By Tim Sandle     Feb 2, 2017 in Technology
Jupiter Medical Center in Florida has adopted IBM's supercomputer Watson for its oncology service, becoming the first hospital to so. The artificial intelligence platform will aid in cancer treatment decisions by providing doctors with data insights.
The Watson system will help medics to make informed cancer treatment decisions by providing doctors with analysis, taken from a vast library of clinical data gathered from in-excess of 300 medical journals, 200 textbooks and a staggering 15 million pages of scientific literature.

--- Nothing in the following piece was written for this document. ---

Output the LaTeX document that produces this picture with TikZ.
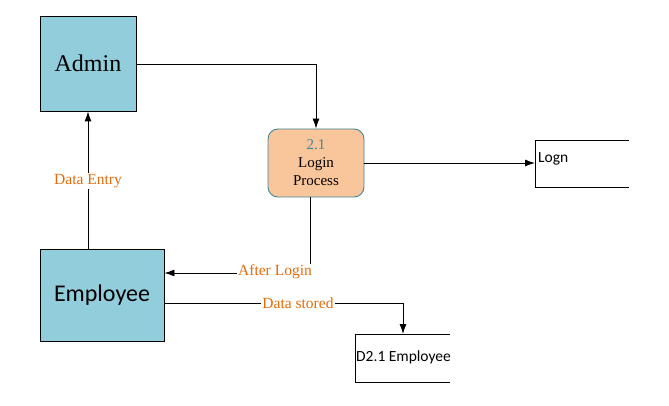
\documentclass[tikz,border=0pt]{standalone}
\usepackage{fontspec}
\setmainfont{Liberation Serif}
\newfontfamily\calib{Carlito}
\usetikzlibrary{arrows.meta}
\definecolor{entblue}{HTML}{92CDDC}
\definecolor{procfill}{HTML}{F9C59B}
\definecolor{procedge}{HTML}{41869B}
\definecolor{lblorange}{HTML}{E36C09}
\begin{document}
\begin{tikzpicture}[x=1pt,y=-1pt,
  entity/.style={draw=black,fill=entblue,line width=0.9pt,inner sep=0pt},
  procbox/.style={draw=procedge,fill=procfill,rounded corners=10pt,line width=0.9pt,inner sep=0pt,minimum width=96pt,minimum height=68pt,align=center,font=\fontsize{15}{18}\selectfont},
  flow/.style={draw=black,line width=0.9pt,-{Latex[length=10pt,width=7pt]}},
  flowlbl/.style={fill=white,text=lblorange,inner sep=1pt,font=\fontsize{15.5}{17}\selectfont},
  storetxt/.style={font=\calib\fontsize{15.5}{17}\selectfont,inner sep=0pt,anchor=west}]
\useasboundingbox (0,0) rectangle (669,406);
\node[entity,minimum width=96pt,minimum height=95pt,font=\fontsize{24}{28}\selectfont] (admin) at (88,63.5) {Admin};
\node[entity,minimum width=124pt,minimum height=92pt,font=\calib\fontsize{24}{28}\selectfont] (emp) at (102,295) {Employee};
\node[procbox] (proc) at (316,163) {\textcolor{procedge}{2.1}\\Login\\Process};
% data stores
\coordinate (lgTL) at (535,140);
\coordinate (lgBL) at (535,187);
\draw[line width=0.9pt] (629,140) -- (lgTL) -- (lgBL) -- (629,187);
\node[storetxt] (logn) at (538,159) {Logn};
\coordinate (dsTL) at (355,334);
\draw[line width=0.9pt] (450,334) -- (dsTL) -- (355,382) -- (450,382);
\node[storetxt] (dstore) at (356,357) {D2.1 Employee};
% flows
\draw[flow] (admin.east |- 0,64) -- (316,64) -- (proc.north);
\draw[flow] (proc.east) -- (535,163);
\draw[flow] (310,197) -- (310,273) -- (emp.east |- 0,273);
\node[flowlbl] (lbl1) at (275,272) {After Login};
\draw[flow] (emp.east |- 0,303) -- (403,303) -- (403,334);
\node[flowlbl] (lbl2) at (298,303) {Data stored};
\draw[flow] (emp.north -| 88,0) -- (admin.south);
\node[flowlbl] (lbl3) at (88,181) {Data Entry};
\end{tikzpicture}
\end{document}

IBM's Watson is a question answering computer system. The platform utilizes artificial intelligence and it has proven capable of answering questions posed in natural language. The advanced technology came out of IBM's DeepQA project, and was the brainchild of David Ferrucci. The initial development of Watson was to answer questions on the quiz show Jeopardy!. Since then, the application has been used in scientific and medical fields. The first medical use was in aiding management decisions for lung cancer treatment at Memorial Sloan Kettering Cancer Center, New York City.
The initial medical success in 2013 has led to a new healthcare related venture at the Jupiter Medical Center. The usefulness of Watson is not to simply act like any other powerful computer; it is more with being able to analyze the collected information and to make recommendations. With oncology specifically, PharmPro reports that Watson will review a patient's diagnosis against its vast database and the rank potential treatments together with recommended clinical guidelines. This is to help medics decide which therapies will be best suited to a patient.
Highlighting the usefulness, Abraham Schwarzberg, who is the chief of Oncology at Jupiter Medical Center said to Mobi Health News: "We were impressed by Watson’s analytical ability to help provide relevant treatment options for patients to allow physicians to personalise patient care in an unparalleled way."
The medic adds: "Harnessing the power of Watson will help our oncology multidisciplinary team identify individual treatments."